(Data section):
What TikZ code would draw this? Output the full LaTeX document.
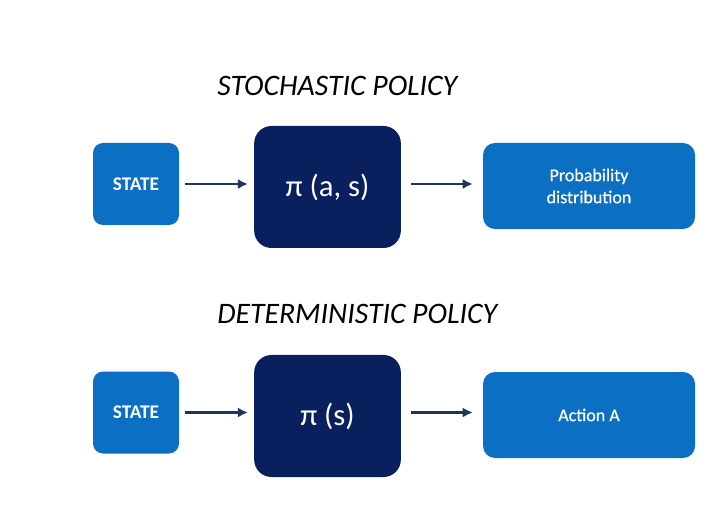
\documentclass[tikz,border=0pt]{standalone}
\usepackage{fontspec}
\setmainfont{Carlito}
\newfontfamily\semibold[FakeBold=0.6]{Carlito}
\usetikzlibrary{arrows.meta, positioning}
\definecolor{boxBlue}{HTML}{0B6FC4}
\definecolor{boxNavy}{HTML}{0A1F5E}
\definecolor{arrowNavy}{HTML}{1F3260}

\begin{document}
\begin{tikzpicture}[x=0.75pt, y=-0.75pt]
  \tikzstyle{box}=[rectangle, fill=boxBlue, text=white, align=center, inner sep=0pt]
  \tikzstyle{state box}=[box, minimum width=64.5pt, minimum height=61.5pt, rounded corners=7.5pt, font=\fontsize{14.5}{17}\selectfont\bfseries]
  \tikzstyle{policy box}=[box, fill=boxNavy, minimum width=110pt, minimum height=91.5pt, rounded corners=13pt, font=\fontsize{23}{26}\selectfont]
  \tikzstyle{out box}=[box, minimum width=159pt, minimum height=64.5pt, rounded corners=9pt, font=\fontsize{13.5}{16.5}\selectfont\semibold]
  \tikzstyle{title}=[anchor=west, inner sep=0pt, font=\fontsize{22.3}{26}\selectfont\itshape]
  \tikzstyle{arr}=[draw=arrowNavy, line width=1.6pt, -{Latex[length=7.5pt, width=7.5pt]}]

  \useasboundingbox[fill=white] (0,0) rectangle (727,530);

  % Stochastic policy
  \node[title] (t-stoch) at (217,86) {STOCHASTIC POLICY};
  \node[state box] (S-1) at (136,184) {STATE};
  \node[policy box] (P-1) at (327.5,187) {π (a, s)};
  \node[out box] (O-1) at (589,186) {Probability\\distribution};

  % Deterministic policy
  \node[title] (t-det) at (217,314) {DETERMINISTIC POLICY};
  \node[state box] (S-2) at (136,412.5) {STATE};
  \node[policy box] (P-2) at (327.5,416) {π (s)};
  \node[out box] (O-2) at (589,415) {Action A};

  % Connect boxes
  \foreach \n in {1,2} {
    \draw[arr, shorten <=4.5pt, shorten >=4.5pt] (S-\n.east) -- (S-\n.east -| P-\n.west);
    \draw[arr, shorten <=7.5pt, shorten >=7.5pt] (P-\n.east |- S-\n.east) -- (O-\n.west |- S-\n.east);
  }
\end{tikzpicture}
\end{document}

(Given request):
Reproduce the whole listing exactly, but not the images in it.

(Exercise response):
What TikZ code would draw this? Output the full LaTeX document.
\documentclass[tikz,border=0pt]{standalone}
\usepackage{fontspec}
\setmainfont{Carlito}
\newfontfamily\semibold[FakeBold=0.6]{Carlito}
\usetikzlibrary{arrows.meta, positioning}
\definecolor{boxBlue}{HTML}{0B6FC4}
\definecolor{boxNavy}{HTML}{0A1F5E}
\definecolor{arrowNavy}{HTML}{1F3260}

\begin{document}
\begin{tikzpicture}[x=0.75pt, y=-0.75pt]
  \tikzstyle{box}=[rectangle, fill=boxBlue, text=white, align=center, inner sep=0pt]
  \tikzstyle{state box}=[box, minimum width=64.5pt, minimum height=61.5pt, rounded corners=7.5pt, font=\fontsize{14.5}{17}\selectfont\bfseries]
  \tikzstyle{policy box}=[box, fill=boxNavy, minimum width=110pt, minimum height=91.5pt, rounded corners=13pt, font=\fontsize{23}{26}\selectfont]
  \tikzstyle{out box}=[box, minimum width=159pt, minimum height=64.5pt, rounded corners=9pt, font=\fontsize{13.5}{16.5}\selectfont\semibold]
  \tikzstyle{title}=[anchor=west, inner sep=0pt, font=\fontsize{22.3}{26}\selectfont\itshape]
  \tikzstyle{arr}=[draw=arrowNavy, line width=1.6pt, -{Latex[length=7.5pt, width=7.5pt]}]

  \useasboundingbox[fill=white] (0,0) rectangle (727,530);

  % Stochastic policy
  \node[title] (t-stoch) at (217,86) {STOCHASTIC POLICY};
  \node[state box] (S-1) at (136,184) {STATE};
  \node[policy box] (P-1) at (327.5,187) {π (a, s)};
  \node[out box] (O-1) at (589,186) {Probability\\distribution};

  % Deterministic policy
  \node[title] (t-det) at (217,314) {DETERMINISTIC POLICY};
  \node[state box] (S-2) at (136,412.5) {STATE};
  \node[policy box] (P-2) at (327.5,416) {π (s)};
  \node[out box] (O-2) at (589,415) {Action A};

  % Connect boxes
  \foreach \n in {1,2} {
    \draw[arr, shorten <=4.5pt, shorten >=4.5pt] (S-\n.east) -- (S-\n.east -| P-\n.west);
    \draw[arr, shorten <=7.5pt, shorten >=7.5pt] (P-\n.east |- S-\n.east) -- (O-\n.west |- S-\n.east);
  }
\end{tikzpicture}
\end{document}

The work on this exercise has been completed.